> What to work on:
Where a line below holds the string "chart", copy that line.
start Data excerpt
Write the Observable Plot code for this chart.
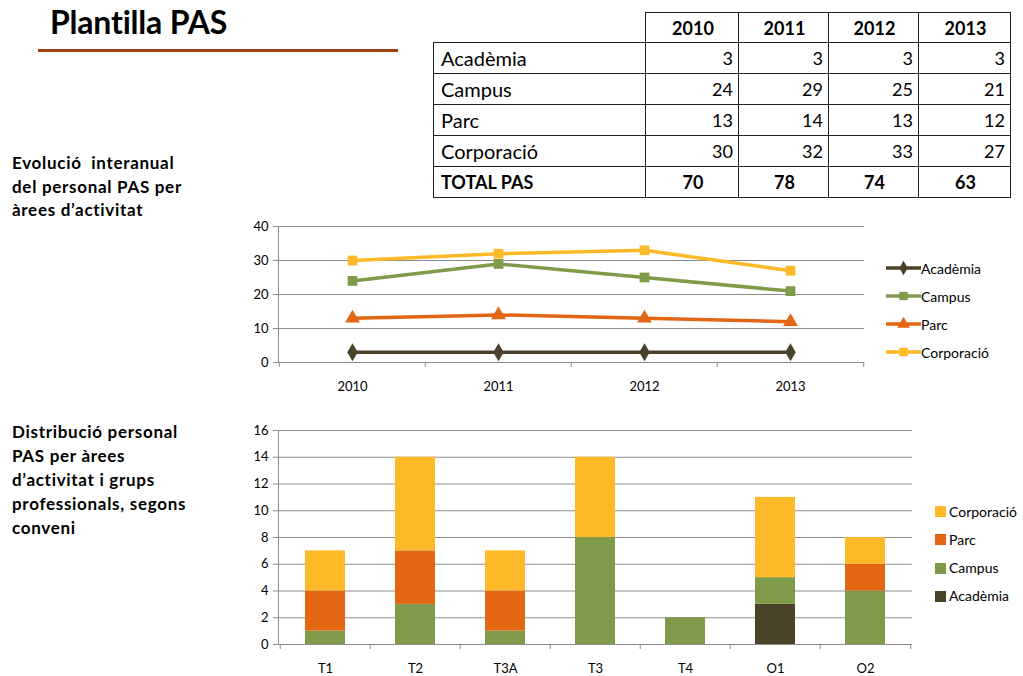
<!DOCTYPE html>
<html><head><meta charset="utf-8">
<script src="https://cdn.jsdelivr.net/npm/d3@7"></script>
<script src="https://cdn.jsdelivr.net/npm/@observablehq/plot@0.6"></script>
<style>
body{margin:0;width:1023px;height:676px;position:relative;background:#fff;font-family:Lato,"Open Sans",sans-serif;color:#000;overflow:hidden}
#title{position:absolute;left:50px;top:2px;font-size:32px;font-weight:700;letter-spacing:-0.2px}
#hr{position:absolute;left:38px;top:49px;width:360px;height:3px;background:#a0420f}
#tbl{position:absolute;left:433px;top:12px;border-collapse:collapse;font-size:18px}
#tbl td{border:1.5px solid #222;height:31px;padding:0 5px 0 7px;line-height:20px;box-sizing:border-box}
#tbl td.name{font-size:20px}
#tbl td.num{text-align:right}
#tbl tr.head td{font-weight:700;text-align:center;height:30px}
#tbl tr.tot td{font-weight:700;text-align:center}
#tbl tr.tot td:first-child{text-align:left;font-size:18px}
#tbl td.blank{border-top:none;border-left:none}
.lbl{position:absolute;left:12px;font-size:17px;letter-spacing:0.7px;font-weight:700;line-height:23.5px}
#lbl1{top:151px}
#lbl2{top:420px;line-height:24px}
#line{position:absolute;left:230px;top:215px}
#bar{position:absolute;left:230px;top:420px}
.leg{position:absolute;font-size:14px}
.leg .it{position:absolute;left:0;white-space:nowrap;display:flex;align-items:center;height:16px}
.leg svg{display:block}
</style></head><body>
<div id="title">Plantilla PAS</div>
<div id="hr"></div>
<table id="tbl"></table>
<div class="lbl" id="lbl1">Evolució&nbsp; interanual<br>del personal PAS per<br>àrees d’activitat</div>
<div class="lbl" id="lbl2">Distribució personal<br>PAS per àrees<br>d’activitat i grups<br>professionals, segons<br>conveni</div>
<div id="line"></div>
<div class="leg" id="leg1" style="left:886px;top:260px"></div>
<div id="bar"></div>
<div class="leg" id="leg2" style="left:934px;top:503px"></div>
<script>
// ---- data ----
const years = ["2010", "2011", "2012", "2013"];
const areas = ["Acadèmia", "Campus", "Parc", "Corporació"];
const academia = [3, 3, 3, 3];
const campus = [24, 29, 25, 21];
const parc = [13, 14, 13, 12];
const corporacio = [30, 32, 33, 27];
const totalLabel = "TOTAL PAS";
const totals = [70, 78, 74, 63];

const groups = ["T1", "T2", "T3A", "T3", "T4", "O1", "O2"];
const grpAcademia = [0, 0, 0, 0, 0, 3, 0];
const grpCampus = [1, 3, 1, 8, 2, 2, 4];
const grpParc = [3, 4, 3, 0, 0, 0, 2];
const grpCorporacio = [3, 7, 3, 6, 0, 6, 2];

const lineTicks = [0, 10, 20, 30, 40];
const barTicks = [0, 2, 4, 6, 8, 10, 12, 14, 16];

const colors = ["#4b4329", "#7f9b49", "#e36613", "#fdb927"];
const symbols = ["diamond", "square", "triangle", "square"];

const font = "Lato, 'Open Sans', sans-serif";
const grid = "#8c8c8c";

// ---- table ----
const lineSeries = [academia, campus, parc, corporacio];
const tbl = document.getElementById("tbl");
const widths = [212, 93, 90, 90, 92];
let html = '<tr class="head"><td class="blank" style="width:' + widths[0] + 'px"></td>' +
  years.map((y, i) => '<td style="width:' + widths[i+1] + 'px">' + y + '</td>').join("") + '</tr>';
areas.forEach((a, k) => {
  html += '<tr><td class="name">' + a + '</td>' + lineSeries[k].map(v => '<td class="num">' + v + '</td>').join("") + '</tr>';
});
html += '<tr class="tot"><td>' + totalLabel + '</td>' + totals.map(v => '<td>' + v + '</td>').join("") + '</tr>';
tbl.innerHTML = html;

// ---- line chart ----
const lineData = areas.flatMap((a, k) => years.map((y, i) => ({area: a, year: y, value: lineSeries[k][i]})));
const W1 = 640, H1 = 185, mL1 = 48, mR1 = 6;
const step1 = (W1 - mL1 - mR1) / years.length;
const line = Plot.plot({
  width: W1, height: H1, marginLeft: mL1, marginRight: mR1, marginTop: 11, marginBottom: 38,
  style: {fontFamily: font, fontSize: "13px", color: "#000", overflow: "visible", background: "transparent"},
  x: {type: "point", domain: years, padding: 0.5, label: null},
  y: {domain: [0, 40], label: null},
  color: {domain: areas, range: colors},
  symbol: {domain: areas, range: symbols},
  marks: [
    Plot.gridY(lineTicks, {stroke: grid, strokeOpacity: 1}),
    Plot.frame({anchor: "left", stroke: grid}),
    Plot.axisY(lineTicks, {tickSize: 5, tickPadding: 5, stroke: grid, fill: "#000", label: null}),
    Plot.axisX(years, {tickSize: 5, dx: -step1 / 2, tickFormat: () => "", stroke: grid, label: null}),
    Plot.axisX([years[years.length - 1]], {tickSize: 5, dx: step1 / 2, tickFormat: () => "", stroke: grid, label: null}),
    Plot.axisX(years, {tickSize: 0, tickPadding: 19, fill: "#000", label: null}),
    Plot.line(lineData, {x: "year", y: "value", z: "area", stroke: "area", strokeWidth: 3.5}),
    Plot.dot(lineData, {x: "year", y: "value", symbol: "area", fill: "area", r: 5.5})
  ]
});
document.getElementById("line").append(line);

// line legend
const leg1 = document.getElementById("leg1");
areas.forEach((a, k) => {
  const d = document.createElement("div");
  d.className = "it";
  d.style.top = (k * 28) + "px";
  const sym = d3.symbol(k === 0 ? d3.symbolDiamond : k === 2 ? d3.symbolTriangle : d3.symbolSquare, k === 0 ? 60 : 70)();
  d.innerHTML = '<svg width="35" height="16"><line x1="0" x2="35" y1="8" y2="8" stroke="' + colors[k] + '" stroke-width="3.5"/>' +
    '<path d="' + sym + '" transform="translate(17.5,8)" fill="' + colors[k] + '"/></svg><span>' + a + '</span>';
  leg1.append(d);
});

// ---- bar chart ----
const barSeries = [grpAcademia, grpCampus, grpParc, grpCorporacio];
const barData = areas.flatMap((a, k) => groups.map((g, i) => ({area: a, group: g, value: barSeries[k][i]})));
const W2 = 690, H2 = 256, mL2 = 48, mR2 = 8;
const step2 = (W2 - mL2 - mR2) / groups.length;
const bar = Plot.plot({
  width: W2, height: H2, marginLeft: mL2, marginRight: mR2, marginTop: 10, marginBottom: 32,
  style: {fontFamily: font, fontSize: "13px", color: "#000", overflow: "visible", background: "transparent"},
  x: {type: "band", domain: groups, paddingInner: 0.56, paddingOuter: 0.28, label: null},
  y: {domain: [0, 16], label: null},
  color: {domain: areas, range: colors},
  marks: [
    Plot.gridY(barTicks, {stroke: grid, strokeOpacity: 1}),
    Plot.frame({anchor: "left", stroke: grid}),
    Plot.axisY(barTicks, {tickSize: 5, tickPadding: 5, stroke: grid, fill: "#000", label: null}),
    Plot.axisX(groups, {tickSize: 5, dx: -step2 / 2, tickFormat: () => "", stroke: grid, label: null}),
    Plot.axisX([groups[groups.length - 1]], {tickSize: 5, dx: step2 / 2, tickFormat: () => "", stroke: grid, label: null}),
    Plot.axisX(groups, {tickSize: 0, tickPadding: 19, fill: "#000", label: null}),
    Plot.barY(barData, {x: "group", y: "value", fill: "area"})
  ]
});
document.getElementById("bar").append(bar);

// bar legend (reverse order as in reference)
const leg2 = document.getElementById("leg2");
areas.slice().reverse().forEach((a, j) => {
  const k = areas.indexOf(a);
  const d = document.createElement("div");
  d.className = "it";
  d.style.top = (j * 28.3) + "px";
  d.innerHTML = '<svg width="15" height="16"><rect x="1" y="3" width="11" height="11" fill="' + colors[k] + '"/></svg><span>' + a + '</span>';
  leg2.append(d);
});
</script>
</body></html>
end Data excerpt
> Output of the exercise:
Write the Observable Plot code for this chart.
// ---- line chart ----
// ---- bar chart ----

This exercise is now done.